Charlotte in 1780 was small enough to draw on a napkin. Two roads met at the town center, and the Mecklenburg County Court House dominated the intersection. The southern side of the courthouse was lined with pillars connected by a stone wall about three and a half feet high - low enough to vault, tall enough to crouch behind. The wall enclosed the local market, where farmers sold produce and gossip. Davie saw a market wall and read it as a defensive position. He stationed militia behind it, posted cavalry on the east and west sides of the courthouse, and hid twenty men behind a house on the southern road, where the British would come from. The Patriots had no intention of stopping Cornwallis's army. They wanted to bloody his nose.

George Hanger's Bad Afternoon

George Hanger - later the 4th Baron Coleraine, then an aggressive young cavalry officer in Tarleton's British Legion - led the advance into town. He moved fast, he moved boldly, and he moved without his infantry. When the twenty men behind the southern house opened fire, Hanger kept his cavalry charging until heavy fire from the militia behind the stone wall caught him. He was wounded. His men hesitated. Cornwallis, hearing the firing, rode forward and shouted at the Legion to charge again: "Legion, remember you have everything to lose, but nothing to gain." Hanger, when the dust settled, called the encounter "a trifling insignificant skirmish." The casualty estimates depend on whose history you read, but no version of the count is small enough to make his dismissal convincing.

The Hornet's Nest

Davie's small force withdrew north toward Salisbury, but Charlotte itself did not stop fighting.

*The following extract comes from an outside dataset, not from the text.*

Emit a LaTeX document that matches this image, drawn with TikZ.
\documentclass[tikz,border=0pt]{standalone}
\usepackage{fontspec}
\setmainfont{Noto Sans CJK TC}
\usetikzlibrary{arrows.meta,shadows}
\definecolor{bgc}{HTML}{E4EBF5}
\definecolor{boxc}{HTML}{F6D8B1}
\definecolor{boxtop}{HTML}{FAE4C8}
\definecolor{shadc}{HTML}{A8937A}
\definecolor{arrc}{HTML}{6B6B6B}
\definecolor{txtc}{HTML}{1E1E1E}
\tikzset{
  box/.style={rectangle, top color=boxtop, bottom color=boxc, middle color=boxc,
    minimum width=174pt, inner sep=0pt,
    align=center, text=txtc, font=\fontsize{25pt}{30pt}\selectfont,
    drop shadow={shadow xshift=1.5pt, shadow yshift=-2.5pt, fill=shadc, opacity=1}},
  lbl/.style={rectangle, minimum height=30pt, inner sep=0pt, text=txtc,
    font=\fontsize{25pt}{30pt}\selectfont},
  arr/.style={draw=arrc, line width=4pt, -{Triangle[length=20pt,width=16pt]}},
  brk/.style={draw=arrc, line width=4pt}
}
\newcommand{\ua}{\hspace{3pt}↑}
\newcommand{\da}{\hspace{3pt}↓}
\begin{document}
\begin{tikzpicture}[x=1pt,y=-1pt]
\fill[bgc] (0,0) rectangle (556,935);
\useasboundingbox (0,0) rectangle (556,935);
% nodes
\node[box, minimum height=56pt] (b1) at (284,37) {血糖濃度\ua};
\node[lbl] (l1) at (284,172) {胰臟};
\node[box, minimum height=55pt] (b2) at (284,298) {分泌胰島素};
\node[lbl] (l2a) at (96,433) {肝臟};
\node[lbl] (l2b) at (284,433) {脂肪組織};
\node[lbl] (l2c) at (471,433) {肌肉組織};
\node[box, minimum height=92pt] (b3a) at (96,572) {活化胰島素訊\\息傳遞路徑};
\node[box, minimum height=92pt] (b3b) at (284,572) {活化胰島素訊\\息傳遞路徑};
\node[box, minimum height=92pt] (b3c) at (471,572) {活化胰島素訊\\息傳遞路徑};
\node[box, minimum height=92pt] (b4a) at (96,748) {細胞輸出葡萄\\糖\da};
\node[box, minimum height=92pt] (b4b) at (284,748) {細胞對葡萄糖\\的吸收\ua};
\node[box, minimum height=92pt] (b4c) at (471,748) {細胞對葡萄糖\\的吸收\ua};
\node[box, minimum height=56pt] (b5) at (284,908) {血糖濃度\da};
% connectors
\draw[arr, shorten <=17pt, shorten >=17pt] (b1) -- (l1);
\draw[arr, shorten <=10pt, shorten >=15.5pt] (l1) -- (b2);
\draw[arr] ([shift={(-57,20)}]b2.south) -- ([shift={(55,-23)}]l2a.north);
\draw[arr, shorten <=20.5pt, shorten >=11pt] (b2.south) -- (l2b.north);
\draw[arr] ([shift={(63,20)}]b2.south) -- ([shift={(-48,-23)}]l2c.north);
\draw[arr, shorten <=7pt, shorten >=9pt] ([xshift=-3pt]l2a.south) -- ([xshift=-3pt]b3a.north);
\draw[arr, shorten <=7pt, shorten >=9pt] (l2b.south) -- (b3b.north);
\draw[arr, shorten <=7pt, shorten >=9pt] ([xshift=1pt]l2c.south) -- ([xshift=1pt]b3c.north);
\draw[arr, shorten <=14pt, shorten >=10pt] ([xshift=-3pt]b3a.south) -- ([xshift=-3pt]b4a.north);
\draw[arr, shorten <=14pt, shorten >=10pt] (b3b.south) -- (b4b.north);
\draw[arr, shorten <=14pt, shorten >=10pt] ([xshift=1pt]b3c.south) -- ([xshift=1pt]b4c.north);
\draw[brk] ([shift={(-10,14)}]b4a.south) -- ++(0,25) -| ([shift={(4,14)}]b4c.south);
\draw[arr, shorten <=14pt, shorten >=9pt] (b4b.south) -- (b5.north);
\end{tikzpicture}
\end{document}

Patriot militia harassed the British presence so persistently after the battle that Cornwallis is said to have called the area "a hornet's nest of rebellion" - a phrase Charlotte adopted and has not let go of. The minor-league hockey team is the Charlotte Checkers. The earlier basketball team was the Hornets, then the Bobcats, then the Hornets again. The metaphor stuck because it was accurate. Cornwallis could occupy Charlotte; he could not pacify it. His communication lines were never secure. The countryside was, to use the military euphemism, "unfriendly."

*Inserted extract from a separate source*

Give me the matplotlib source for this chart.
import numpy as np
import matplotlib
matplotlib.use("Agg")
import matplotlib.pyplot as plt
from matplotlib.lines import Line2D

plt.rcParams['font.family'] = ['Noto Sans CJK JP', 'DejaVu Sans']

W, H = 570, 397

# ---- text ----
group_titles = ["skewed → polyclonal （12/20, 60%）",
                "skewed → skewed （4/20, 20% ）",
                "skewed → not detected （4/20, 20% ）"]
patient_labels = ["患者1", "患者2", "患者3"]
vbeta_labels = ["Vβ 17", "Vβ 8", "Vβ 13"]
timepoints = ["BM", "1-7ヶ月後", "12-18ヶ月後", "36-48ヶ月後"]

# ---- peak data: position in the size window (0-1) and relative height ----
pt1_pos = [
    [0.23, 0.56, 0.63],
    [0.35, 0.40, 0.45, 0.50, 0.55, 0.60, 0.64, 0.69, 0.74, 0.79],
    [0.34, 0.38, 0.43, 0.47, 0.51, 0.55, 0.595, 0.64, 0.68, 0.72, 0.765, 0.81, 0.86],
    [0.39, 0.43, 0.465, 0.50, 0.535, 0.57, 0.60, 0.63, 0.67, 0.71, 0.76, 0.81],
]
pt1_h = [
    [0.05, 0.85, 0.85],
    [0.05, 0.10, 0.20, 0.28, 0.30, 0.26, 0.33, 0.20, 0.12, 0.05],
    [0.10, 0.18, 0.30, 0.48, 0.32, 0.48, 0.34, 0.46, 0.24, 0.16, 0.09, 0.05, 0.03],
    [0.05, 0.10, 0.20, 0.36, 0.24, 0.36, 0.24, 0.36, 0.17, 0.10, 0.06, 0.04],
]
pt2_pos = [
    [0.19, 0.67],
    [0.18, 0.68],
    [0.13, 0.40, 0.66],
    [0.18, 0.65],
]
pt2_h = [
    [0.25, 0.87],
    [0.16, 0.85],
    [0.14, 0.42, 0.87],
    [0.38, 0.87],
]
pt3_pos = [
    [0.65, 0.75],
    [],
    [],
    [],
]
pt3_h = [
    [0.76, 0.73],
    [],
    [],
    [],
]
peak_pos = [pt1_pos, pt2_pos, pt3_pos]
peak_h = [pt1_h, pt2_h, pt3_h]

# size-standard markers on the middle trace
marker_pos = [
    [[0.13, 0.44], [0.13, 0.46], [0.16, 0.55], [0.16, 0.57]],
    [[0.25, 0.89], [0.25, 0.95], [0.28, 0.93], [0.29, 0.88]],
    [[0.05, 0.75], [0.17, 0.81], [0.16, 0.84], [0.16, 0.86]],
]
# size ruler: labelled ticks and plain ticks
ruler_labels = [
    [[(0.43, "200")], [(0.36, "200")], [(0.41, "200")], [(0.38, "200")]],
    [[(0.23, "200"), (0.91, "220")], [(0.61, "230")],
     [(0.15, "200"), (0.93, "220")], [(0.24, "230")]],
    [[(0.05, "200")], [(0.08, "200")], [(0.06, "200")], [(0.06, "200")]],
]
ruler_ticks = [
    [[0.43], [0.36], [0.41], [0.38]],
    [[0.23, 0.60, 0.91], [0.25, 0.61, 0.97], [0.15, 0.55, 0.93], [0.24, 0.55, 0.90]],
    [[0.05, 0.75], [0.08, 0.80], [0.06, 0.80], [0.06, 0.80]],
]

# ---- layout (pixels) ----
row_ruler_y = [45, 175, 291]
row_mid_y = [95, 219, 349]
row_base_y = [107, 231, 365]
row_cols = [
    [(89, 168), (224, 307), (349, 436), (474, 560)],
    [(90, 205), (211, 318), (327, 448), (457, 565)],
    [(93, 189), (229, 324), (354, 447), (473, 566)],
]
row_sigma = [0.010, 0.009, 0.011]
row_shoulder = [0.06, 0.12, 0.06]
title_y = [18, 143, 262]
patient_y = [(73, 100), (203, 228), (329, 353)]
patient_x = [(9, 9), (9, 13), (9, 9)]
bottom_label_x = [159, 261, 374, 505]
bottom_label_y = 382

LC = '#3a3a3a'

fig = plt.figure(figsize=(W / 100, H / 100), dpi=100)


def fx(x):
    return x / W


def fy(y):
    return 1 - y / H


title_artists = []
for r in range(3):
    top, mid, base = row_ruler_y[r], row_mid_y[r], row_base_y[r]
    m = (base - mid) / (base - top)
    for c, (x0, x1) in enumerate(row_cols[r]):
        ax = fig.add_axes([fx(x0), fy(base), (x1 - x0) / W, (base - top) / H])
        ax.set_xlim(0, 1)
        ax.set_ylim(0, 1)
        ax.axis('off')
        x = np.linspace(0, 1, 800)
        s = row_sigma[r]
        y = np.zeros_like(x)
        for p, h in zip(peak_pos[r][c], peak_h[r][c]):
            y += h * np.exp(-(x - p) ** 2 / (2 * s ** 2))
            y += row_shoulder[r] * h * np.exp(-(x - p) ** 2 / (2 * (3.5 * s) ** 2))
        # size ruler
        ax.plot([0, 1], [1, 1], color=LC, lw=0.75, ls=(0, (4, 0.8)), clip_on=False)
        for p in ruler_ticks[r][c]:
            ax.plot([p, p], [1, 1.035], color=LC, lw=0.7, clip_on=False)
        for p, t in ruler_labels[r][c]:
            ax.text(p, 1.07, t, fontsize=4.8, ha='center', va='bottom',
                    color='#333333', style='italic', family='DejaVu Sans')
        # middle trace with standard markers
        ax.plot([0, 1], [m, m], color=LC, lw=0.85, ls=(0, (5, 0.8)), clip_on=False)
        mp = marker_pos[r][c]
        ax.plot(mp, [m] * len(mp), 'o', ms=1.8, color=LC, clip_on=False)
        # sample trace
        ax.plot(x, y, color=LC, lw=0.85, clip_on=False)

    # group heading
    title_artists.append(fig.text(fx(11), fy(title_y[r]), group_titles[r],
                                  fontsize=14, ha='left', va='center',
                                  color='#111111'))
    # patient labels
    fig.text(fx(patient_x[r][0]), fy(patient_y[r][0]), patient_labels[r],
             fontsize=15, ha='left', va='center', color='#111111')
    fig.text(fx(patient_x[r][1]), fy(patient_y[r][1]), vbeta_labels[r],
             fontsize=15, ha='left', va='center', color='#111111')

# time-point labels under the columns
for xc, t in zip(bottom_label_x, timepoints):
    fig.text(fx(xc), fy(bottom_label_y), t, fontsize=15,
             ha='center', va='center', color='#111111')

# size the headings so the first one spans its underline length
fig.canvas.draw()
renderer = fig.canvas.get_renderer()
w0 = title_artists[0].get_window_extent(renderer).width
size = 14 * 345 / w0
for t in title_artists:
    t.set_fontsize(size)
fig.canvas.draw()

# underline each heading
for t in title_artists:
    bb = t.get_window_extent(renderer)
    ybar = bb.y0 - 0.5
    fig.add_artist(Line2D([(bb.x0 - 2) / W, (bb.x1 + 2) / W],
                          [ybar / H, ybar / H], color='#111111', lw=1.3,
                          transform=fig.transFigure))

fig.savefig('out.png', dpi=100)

What the Skirmish Set in Motion

Eleven days after Charlotte, on October 7, 1780, the British left flank under Major Patrick Ferguson was destroyed at the Battle of Kings Mountain - over-mountain men hunting Loyalists into a hilltop kill zone. The Carolina campaign that Cornwallis thought he was winning was actually unraveling. He withdrew from Charlotte to Winnsboro, South Carolina in November, and by the following autumn he was trapped at Yorktown. The skirmish at Trade and Tryon did not change the course of the Revolution by itself. It changed something subtler: it told Cornwallis that the country ahead was going to fight him for every mile. He had been right about Camden. He had been wrong about North Carolina.

The Site Today

Where Davie's militia crouched behind a stone market wall, the Bank of America Corporate Center now rises sixty stories above Trade and Tryon Streets. The intersection is still the geographic center of Charlotte, still the busiest crossroads in Mecklenburg County, still the place tourists ask directions from. There is no courthouse, no stone wall, and no obvious sign of a battle - just office workers crossing in the crosswalks and light rail trains hissing past. But the city named itself for a queen, kept the British king's mother-in-law's name even after independence, and adopted as its mascot the buzz of insects defending a colony. Charlotte does layered identity well.

From the Air

The battle site is at Trade and Tryon Streets in Uptown Charlotte, 35.2269°N, 80.8433°W - the foot of the Bank of America Corporate Center. From the air it is the geographic dead center of Uptown, where the city's tallest cluster of buildings rises. Nearest airport is Charlotte/Douglas International (KCLT) about 5 nautical miles west. Best viewing altitude 3,000-6,000 feet; on a clear day the Uptown towers are visible from 30 miles. Concord-Padgett Regional (KJQF) lies about 12 nautical miles northeast.